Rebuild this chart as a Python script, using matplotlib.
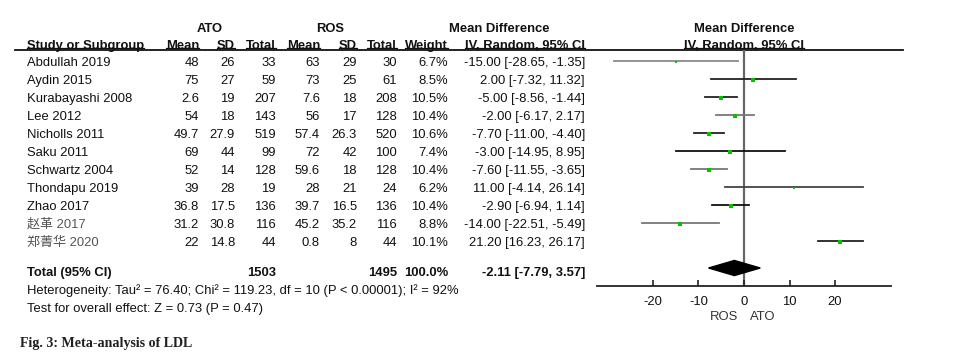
import matplotlib
matplotlib.use("Agg")
import matplotlib.pyplot as plt
from matplotlib.patches import Polygon

# study data
studies = ["Abdullah 2019", "Aydin 2015", "Kurabayashi 2008", "Lee 2012",
           "Nicholls 2011", "Saku 2011", "Schwartz 2004", "Thondapu 2019",
           "Zhao 2017", "赵革 2017", "郑菁华 2020"]
ato_mean = [48, 75, 2.6, 54, 49.7, 69, 52, 39, 36.8, 31.2, 22]
ato_sd = [26, 27, 19, 18, 27.9, 44, 14, 28, 17.5, 30.8, 14.8]
ato_n = [33, 59, 207, 143, 519, 99, 128, 19, 136, 116, 44]
ros_mean = [63, 73, 7.6, 56, 57.4, 72, 59.6, 28, 39.7, 45.2, 0.8]
ros_sd = [29, 25, 18, 17, 26.3, 42, 18, 21, 16.5, 35.2, 8]
ros_n = [30, 61, 208, 128, 520, 100, 128, 24, 136, 116, 44]
weight = [6.7, 8.5, 10.5, 10.4, 10.6, 7.4, 10.4, 6.2, 10.4, 8.8, 10.1]
md = [-15.00, 2.00, -5.00, -2.00, -7.70, -3.00, -7.60, 11.00, -2.90, -14.00, 21.20]
ci_lo = [-28.65, -7.32, -8.56, -6.17, -11.00, -14.95, -11.55, -4.14, -6.94, -22.51, 16.23]
ci_hi = [-1.35, 11.32, -1.44, 2.17, -4.40, 8.95, -3.65, 26.14, 1.14, -5.49, 26.17]

total_ato = 1503
total_ros = 1495
total_weight = 100.0
total_md, total_lo, total_hi = -2.11, -7.79, 3.57
heterogeneity = "Heterogeneity: Tau² = 76.40; Chi² = 119.23, df = 10 (P < 0.00001); I² = 92%"
overall = "Test for overall effect: Z = 0.73 (P = 0.47)"
xticks = [-20, -10, 0, 10, 20]

# line shades of the CI whiskers
line_colors = ["#8a8a8a", "#222222", "#222222", "#777777", "#222222", "#111111",
               "#777777", "#444444", "#111111", "#777777", "#222222"]

W, H = 967, 360
fig = plt.figure(figsize=(W / 100, H / 100), dpi=100)
bg = fig.add_axes([0, 0, 1, 1])
bg.set_xlim(0, W)
bg.set_ylim(H, 0)
bg.axis("off")

fam = ["Liberation Sans", "Noto Sans CJK SC"]
fs = 9.4
tc = "#111111"
base = 4.6  # offset from visual centre to baseline, px


def txt(x, y, s, ha="right", bold=False, color=tc):
    return bg.text(x, y + base, s, ha=ha, va="baseline", fontsize=fs, family=fam,
                   fontweight="bold" if bold else "normal", color=color)


def num(v):
    return f"{v:g}"


# column right edges (pixels)
cols = [199, 235, 276, 320, 357, 397, 448, 585]
name_x = 27

# headers
txt(210, 27, "ATO", ha="center", bold=True)
txt(330, 27, "ROS", ha="center", bold=True)
txt(499, 27, "Mean Difference", ha="center", bold=True)
txt(744, 27, "Mean Difference", ha="center", bold=True)
header_y = 44
heads = [("Study or Subgroup", name_x, "left"), ("Mean", cols[0], "right"),
         ("SD", cols[1], "right"), ("Total", cols[2], "right"), ("Mean", cols[3], "right"),
         ("SD", cols[4], "right"), ("Total", cols[5], "right"), ("Weight", cols[6], "right"),
         ("IV, Random, 95% CI", cols[7], "right"), ("IV, Random, 95% CI", 744, "center")]
r = fig.canvas.get_renderer()
for s, x, ha in heads:
    t = txt(x, header_y, s, ha=ha, bold=True)
    bb = t.get_window_extent(renderer=r)
    bg.plot([bb.x0, bb.x1], [47.8, 47.8], color=tc, lw=0.9)
bg.plot([15, 903], [50, 50], color="#111111", lw=1.3)

# rows
for i, s in enumerate(studies):
    y = 61 + 18 * i
    cjk = not s[0].isascii()
    txt(name_x, y, s, ha="left", color="#555555" if cjk else tc)
    vals = [num(ato_mean[i]), num(ato_sd[i]), str(ato_n[i]), num(ros_mean[i]),
            num(ros_sd[i]), str(ros_n[i]), f"{weight[i]:.1f}%",
            f"{md[i]:.2f} [{ci_lo[i]:.2f}, {ci_hi[i]:.2f}]"]
    for x, v in zip(cols, vals):
        txt(x, y, v)

ty = 271
txt(name_x, ty, "Total (95% CI)", ha="left", bold=True)
txt(cols[2], ty, str(total_ato), bold=True)
txt(cols[5], ty, str(total_ros), bold=True)
txt(cols[6], ty, f"{total_weight:.1f}%", bold=True)
txt(cols[7], ty, f"{total_md:.2f} [{total_lo:.2f}, {total_hi:.2f}]", bold=True)
txt(name_x, 289, heterogeneity, ha="left")
txt(name_x, 307, overall, ha="left")

bg.text(20, 343, "Fig. 3: Meta-analysis of LDL", ha="left", va="center", fontsize=10.1,
        family="Liberation Serif", fontweight="bold", color="#1f1f1f")

# forest plot
ax = fig.add_axes([597 / W, 1 - 286 / H, 294 / W, 236 / H])
ax.set_xlim(-32.3, 32.3)
ax.set_ylim(12.5, -0.62)
for sp in ["top", "left", "right"]:
    ax.spines[sp].set_visible(False)
ax.spines["bottom"].set_linewidth(1.3)
ax.spines["bottom"].set_color("#222222")
ax.set_yticks([])
ax.set_xticks(xticks)
ax.set_xticklabels([str(t) for t in xticks], family=fam, fontsize=fs, color=tc)
ax.tick_params(axis="x", direction="in", length=4, width=1.2, pad=7, color="#222222")
ax.patch.set_alpha(0)
ax.axvline(0, color="#666666", lw=1.6, zorder=1)

for i in range(len(studies)):
    ax.plot([ci_lo[i], ci_hi[i]], [i, i], color=line_colors[i], lw=1.3, zorder=2)
    ax.plot(md[i], i + 0.06, marker="s", color="#00c400", ms=weight[i] * 0.32,
            mew=0, zorder=3)

dy = (268 - 61) / 18
dh = 0.42
diamond = Polygon([[total_lo, dy], [total_md, dy - dh], [total_hi, dy], [total_md, dy + dh]],
                  closed=True, color="black", zorder=3)
ax.add_patch(diamond)

txt(724, 315, "ROS", ha="center", color="#333333")
txt(763, 315, "ATO", ha="center", color="#333333")

fig.savefig("out.png", dpi=100)
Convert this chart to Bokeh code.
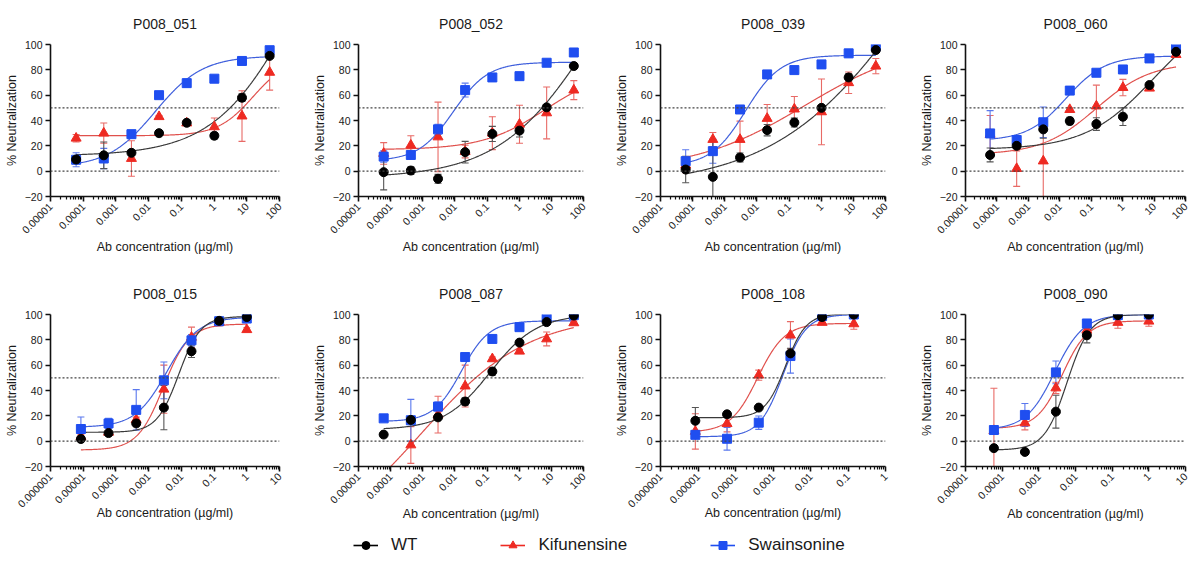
import math
import numpy as np
from bokeh.plotting import figure
from bokeh.layouts import column, row
from bokeh.models import (ColumnDataSource, Whisker, TeeHead, Span, FixedTicker,
                          CustomJSTickFormatter, Legend, LegendItem, Range1d)
from bokeh.embed import file_html
from bokeh.resources import INLINE

nan = float("nan")

# ---------------- data ----------------
titles = ["P008_051", "P008_052", "P008_039", "P008_060",
          "P008_015", "P008_087", "P008_108", "P008_090"]
series_names = ["WT", "Kifunensine", "Swainsonine"]

conc_50 = [0.0000607, 0.000425, 0.00298, 0.0208, 0.146, 1.02, 7.14, 50.0]
conc_1 = [0.0000085, 0.0000595, 0.000417, 0.00292, 0.0204, 0.143, 1.0]
conc_108 = [0.0000085, 0.0000595, 0.000417, 0.00292, 0.0204, 0.143]
conc_090 = [0.0000595, 0.000417, 0.00292, 0.0204, 0.143, 1.0]

# P008_051
wt_051 = [9.2, 12.5, 14.5, 30, 38.2, 28, 58, 91]
wt_051_err = [2, 10.5, 1.5, 1, 1.5, 2.5, 3, 1.5]
kif_051 = [26, 30, 10, 43, 38, 35, 43.5, 78]
kif_051_err = [3, 8, 14, 1, 1, 7, 20, 14]
swa_051 = [9, 10, 29.2, 60, 69.5, 73, 87, 95.5]
swa_051_err = [5.5, 8, 3, 1, 3, 1, 1, 1.5]
# P008_052
wt_052 = [-0.8, 0.5, -6, 15, 29.4, 32, 50.4, 83]
wt_052_err = [14, 3, 3.5, 8.5, 6, 5, 2, 1.5]
kif_052 = [14, 20.5, 27, 15.5, 30, 37, 46, 64]
kif_052_err = [8.5, 7.5, 27.5, 5, 13, 15, 20.5, 7.5]
swa_052 = [11.5, 12.8, 33, 64, 74, 75, 85.6, 93.7]
swa_052_err = [4.5, 1.5, 4, 5.5, 1.5, 3, 1, 1]
# P008_039
wt_039 = [1.3, -4.5, 10.8, 32.4, 38.4, 50, 74, 95.6]
wt_039_err = [10.5, 29, 3.5, 4.5, 3.5, 2, 3, 1.5]
kif_039 = [4.7, 25, 25, 41.6, 49, 46.8, 69.8, 82.9]
kif_039_err = [6, 5.5, 14.5, 11, 10, 26, 8.5, 6]
swa_039 = [7.9, 15.8, 48.7, 76.4, 79.8, 84.3, 93, 98.7]
swa_039_err = [9, 9.5, 3, 1, 1, 1, 3, 1]
# P008_060
wt_060 = [12.8, 20, 33, 39.6, 37.2, 43, 68, 94.2]
wt_060_err = [5.5, 2, 7, 3, 5, 7, 1.5, 1.5]
kif_060 = [29, 2, 8, 48.6, 51.4, 66, 65.5, 92]
kif_060_err = [15, 14, 32, 1.5, 16.5, 6.5, 1, 1]
swa_060 = [29.8, 24.6, 38.6, 63.6, 77.7, 80.3, 89, 97.4]
swa_060_err = [18, 1.5, 12, 1.5, 1, 1.5, 1, 1.5]
# P008_015
wt_015 = [1.7, 6.4, 14, 26.5, 71, 95, 98]
wt_015_err = [1, 1, 2, 17.5, 5, 1.5, 1]
kif_015 = [3.5, 7, 17, 41, 82, 94, 88]
kif_015_err = [1.5, 1, 2, 19, 8, 3, 1.5]
swa_015 = [9.6, 14, 24.7, 48, 79.6, 94.7, 96.8]
swa_015_err = [9.5, 4, 16, 14.5, 4.5, 1, 1]
# P008_087
wt_087 = [5.2, 16.8, 18.8, 31.3, 55, 77.8, 94, 99.2]
wt_087_err = [2, 1.5, 1.5, 3, 3, 1.5, 1, 1]
kif_087 = [nan, -3, 21, 43.5, 65, 71, 80.7, 93.4]
kif_087_err = [nan, 14.5, 14.5, 16.5, 1.5, 1.5, 5.5, 1.5]
swa_087 = [18, 16.5, 27.3, 66.4, 80.7, 90, 97.4, 99.5]
swa_087_err = [1, 16.5, 3.5, 1, 1, 1, 1, 1]
# P008_108
wt_108 = [16.1, 21.2, 26.5, 69.3, 98, 100]
wt_108_err = [10.5, 1, 1, 4, 1, 1]
kif_108 = [7.7, 13.8, 52.1, 83.7, 93.7, 92.6]
kif_108_err = [14, 6.5, 4, 10.7, 1.5, 4.3]
swa_108 = [5, 1.9, 14.6, 67.2, 98.8, 100]
swa_108_err = [2, 9, 5.3, 13.5, 1, 1]
# P008_090
wt_090 = [-5.5, -8.5, 23.3, 83.6, 99.5, 100]
wt_090_err = [1, 1, 13, 6, 1, 1]
kif_090 = [8.3, 14.4, 42, 87.6, 93.7, 94.7]
kif_090_err = [33.5, 5.5, 4.5, 1.5, 4.5, 4]
swa_090 = [8.8, 20.7, 54.3, 92.9, 99.5, 100]
swa_090_err = [1, 9, 9, 1.5, 1, 1]

# fitted 4PL parameters: (bottom, top, logEC50, hill)
fit_wt = [(12, 242, 2.5, 0.35), (-5.5, 216.7, 2.3, 0.3), (-12.6, 290.4, 3.0, 0.2),
          (17, 130, 1.0, 0.4), (7, 98.5, -2.08, 1.3), (9, 100, -0.9, 0.6),
          (18.5, 100.5, -2.664, 1.59), (-7, 100, -2.23, 1.4)]
fit_kif = [(28, 90, 1.2, 0.8), (17, 80, 0.8, 0.45), (0, 103.9, -0.5, 0.25),
           (13, 86, -0.84, 0.5), (-7, 92.5, -2.55, 1.1), (-88, 100, -3.05, 0.26),
           (7, 93, -3.41, 1.2), (10, 95, -2.36, 1.26)]
fit_swa = [(3, 91, -1.8, 0.6), (8, 86, -2.05, 0.8), (4, 91.5, -2.35, 0.8),
           (24, 91, -1.8, 0.7), (11, 98, -2.45, 0.9), (15.5, 95, -1.8, 1.0),
           (3.5, 100, -2.74, 1.39), (9, 100, -2.565, 1.1)]

ticks_a = [0.00001, 0.0001, 0.001, 0.01, 0.1, 1, 10, 100]
labels_a = ["0.00001", "0.0001", "0.001", "0.01", "0.1", "1", "10", "100"]
ticks_b = [0.000001, 0.00001, 0.0001, 0.001, 0.01, 0.1, 1, 10]
labels_b = ["0.000001", "0.00001", "0.0001", "0.001", "0.01", "0.1", "1", "10"]
ticks_c = [0.000001, 0.00001, 0.0001, 0.001, 0.01, 0.1, 1]
labels_c = ["0.000001", "0.00001", "0.0001", "0.001", "0.01", "0.1", "1"]
ticks_d = [0.00001, 0.0001, 0.001, 0.01, 0.1, 1, 10]
labels_d = ["0.00001", "0.0001", "0.001", "0.01", "0.1", "1", "10"]

y_ticks = [-20, 0, 20, 40, 60, 80, 100]
ref_lines = [0, 50]
y_min, y_max = -20, 100

panels = [
    (conc_50, [wt_051, kif_051, swa_051], [wt_051_err, kif_051_err, swa_051_err], ticks_a, labels_a, (1e-5, 100)),
    (conc_50, [wt_052, kif_052, swa_052], [wt_052_err, kif_052_err, swa_052_err], ticks_a, labels_a, (1e-5, 100)),
    (conc_50, [wt_039, kif_039, swa_039], [wt_039_err, kif_039_err, swa_039_err], ticks_a, labels_a, (1e-5, 100)),
    (conc_50, [wt_060, kif_060, swa_060], [wt_060_err, kif_060_err, swa_060_err], ticks_a, labels_a, (1e-5, 100)),
    (conc_1, [wt_015, kif_015, swa_015], [wt_015_err, kif_015_err, swa_015_err], ticks_b, labels_b, (1e-6, 10)),
    (conc_50, [wt_087, kif_087, swa_087], [wt_087_err, kif_087_err, swa_087_err], ticks_a, labels_a, (1e-5, 100)),
    (conc_108, [wt_108, kif_108, swa_108], [wt_108_err, kif_108_err, swa_108_err], ticks_c, labels_c, (1e-6, 1)),
    (conc_090, [wt_090, kif_090, swa_090], [wt_090_err, kif_090_err, swa_090_err], ticks_d, labels_d, (1e-5, 10)),
]
fits = [fit_wt, fit_kif, fit_swa]

# ---------------- style ----------------
FONT = "Liberation Sans"
TXT = "#1a1a1a"
marker_colors = ["#000000", "#ee2a22", "#1f4ef0"]
curve_colors = ["#3a3a3a", "#e0504c", "#3f5fdc"]
bar_colors = ["#555555", "#e86a66", "#5a78ee"]
markers = ["circle", "triangle", "square"]
marker_sizes = [9, 10, 9]
draw_order = [1, 2, 0]

col_widths = [309, 302, 305, 276]
col_left = [50, 45, 45, 45]
col_right = [30, 28, 31, 7]
row_heights = [270, 260]
row_top = [44, 44]
row_bottom = [74, 64]
title_standoff = [26, 26]


def four_pl(x, b, t, logc, h):
    return b + (t - b) / (1.0 + 10 ** ((logc - np.log10(x)) * h))


def make_panel(k):
    conc, ys, errs, ticks, labels, xr = panels[k]
    r, c = divmod(k, 4)
    p = figure(width=col_widths[c], height=row_heights[r], x_axis_type="log",
               x_range=Range1d(*xr), y_range=Range1d(y_min, y_max),
               toolbar_location=None, output_backend="svg",
               min_border_left=col_left[c], min_border_right=col_right[c],
               min_border_top=row_top[r], min_border_bottom=row_bottom[r])
    p.outline_line_color = None
    p.grid.visible = False
    p.background_fill_color = "white"
    p.border_fill_color = "white"

    p.title.text = titles[k]
    p.title.align = "center"
    p.title.text_font = FONT
    p.title.text_font_size = "14px"
    p.title.text_font_style = "normal"
    p.title.text_color = TXT
    p.title.standoff = title_standoff[r]

    # axes
    lo, hi = math.floor(math.log10(xr[0])), math.ceil(math.log10(xr[1]))
    minor = [m * 10.0 ** e for e in range(lo, hi) for m in range(2, 10)]
    p.xaxis.ticker = FixedTicker(ticks=ticks, minor_ticks=minor)
    p.xaxis.formatter = CustomJSTickFormatter(args=dict(tvals=ticks, tlabels=labels), code="""
        for (let i = 0; i < tvals.length; i++) {
            if (Math.abs(Math.log10(tvals[i]) - Math.log10(tick)) < 1e-6) return tlabels[i];
        }
        return "";
    """)
    p.xaxis.major_label_orientation = math.pi / 4
    p.xaxis.axis_label = "Ab concentration (µg/ml)"
    p.yaxis.ticker = FixedTicker(ticks=y_ticks)
    p.yaxis.axis_label = "% Neutralization"
    for ax in (p.xaxis[0], p.yaxis[0]):
        ax.axis_line_width = 1.6
        ax.axis_line_color = "#111111"
        ax.major_tick_line_width = 1.6
        ax.major_tick_line_color = "#111111"
        ax.major_tick_out = 5
        ax.major_tick_in = 0
        ax.major_label_text_font = FONT
        ax.major_label_text_font_size = "10.5px"
        ax.major_label_text_color = TXT
        ax.major_label_standoff = 3
        ax.axis_label_text_font = FONT
        ax.axis_label_text_font_size = "12.5px"
        ax.axis_label_text_font_style = "normal"
        ax.axis_label_text_color = TXT
        ax.axis_label_standoff = 3
    p.xaxis.minor_tick_line_width = 1.2
    p.xaxis.minor_tick_line_color = "#111111"
    p.xaxis.minor_tick_out = 3
    p.xaxis.minor_tick_in = 0
    longest = max(len(s) for s in labels)
    if r == 0:
        p.xaxis.axis_label_standoff = 0
    else:
        p.xaxis.axis_label_standoff = -8 if longest > 7 else -3
    p.yaxis.minor_tick_line_color = None

    for yv in ref_lines:
        p.add_layout(Span(location=yv, dimension="width", line_color="#444444",
                          line_width=1.1, line_dash="2 2"))

    # fitted curves
    xs = np.logspace(math.log10(min(conc)), math.log10(max(conc)), 300)
    for s in draw_order:
        b, t, lc, h = fits[s][k]
        p.line(xs, four_pl(xs, b, t, lc, h), line_color=curve_colors[s], line_width=1.2)

    # error bars + points
    for s in draw_order:
        pts = [(x, y, e) for x, y, e in zip(conc, ys[s], errs[s]) if not math.isnan(y)]
        src = ColumnDataSource(dict(x=[q[0] for q in pts], y=[q[1] for q in pts],
                                    upper=[q[1] + q[2] for q in pts],
                                    lower=[q[1] - q[2] for q in pts]))
        p.add_layout(Whisker(source=src, base="x", upper="upper", lower="lower",
                             line_color=bar_colors[s], line_width=1.1,
                             upper_head=TeeHead(size=7, line_color=bar_colors[s], line_width=1.1),
                             lower_head=TeeHead(size=7, line_color=bar_colors[s], line_width=1.1)))
    for s in draw_order:
        pts = [(x, y) for x, y in zip(conc, ys[s]) if not math.isnan(y)]
        p.scatter([q[0] for q in pts], [q[1] for q in pts], marker=markers[s],
                  size=marker_sizes[s], fill_color=marker_colors[s],
                  line_color=marker_colors[s])
    return p


figs = [make_panel(k) for k in range(8)]

# legend strip (proxy renderers hold no visible data)
lg = figure(width=1192, height=33, toolbar_location=None, output_backend="svg",
            x_range=(0, 1), y_range=(0, 1), min_border=0,
            x_axis_location=None, y_axis_location=None)
lg.outline_line_color = None
lg.grid.visible = False
items = []
for s in range(3):
    rl = lg.line([nan], [nan], line_color=marker_colors[s], line_width=1.6)
    rs = lg.scatter([nan], [nan], marker=markers[s], size=marker_sizes[s],
                    fill_color=marker_colors[s], line_color=marker_colors[s])
    items.append(LegendItem(label=series_names[s], renderers=[rl, rs]))
legend = Legend(items=items, orientation="horizontal", location=(353, 8),
                glyph_width=25, glyph_height=20, label_height=20, label_standoff=13,
                spacing=83, padding=0, margin=0, border_line_color=None,
                background_fill_alpha=0, label_text_font=FONT,
                label_text_font_size="17px", label_text_color=TXT)
lg.add_layout(legend)

layout = column(row(*figs[:4]), row(*figs[4:]), lg)
open("out.html", "w").write(file_html(layout, INLINE))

PROBLEM REQUIREMENTS: Set down nothing but the lines from the one holding "Convert this chart to Bokeh code." through the one holding "conc_090 = [0.0000595, 0.000417, 0.00292, 0.0204, 0.143, 1.0]", both included, exactly as they appear; any picture is left out.

EXERCISE RESULT:
Convert this chart to Bokeh code.
import math
import numpy as np
from bokeh.plotting import figure
from bokeh.layouts import column, row
from bokeh.models import (ColumnDataSource, Whisker, TeeHead, Span, FixedTicker,
                          CustomJSTickFormatter, Legend, LegendItem, Range1d)
from bokeh.embed import file_html
from bokeh.resources import INLINE

nan = float("nan")

# ---------------- data ----------------
titles = ["P008_051", "P008_052", "P008_039", "P008_060",
          "P008_015", "P008_087", "P008_108", "P008_090"]
series_names = ["WT", "Kifunensine", "Swainsonine"]

conc_50 = [0.0000607, 0.000425, 0.00298, 0.0208, 0.146, 1.02, 7.14, 50.0]
conc_1 = [0.0000085, 0.0000595, 0.000417, 0.00292, 0.0204, 0.143, 1.0]
conc_108 = [0.0000085, 0.0000595, 0.000417, 0.00292, 0.0204, 0.143]
conc_090 = [0.0000595, 0.000417, 0.00292, 0.0204, 0.143, 1.0]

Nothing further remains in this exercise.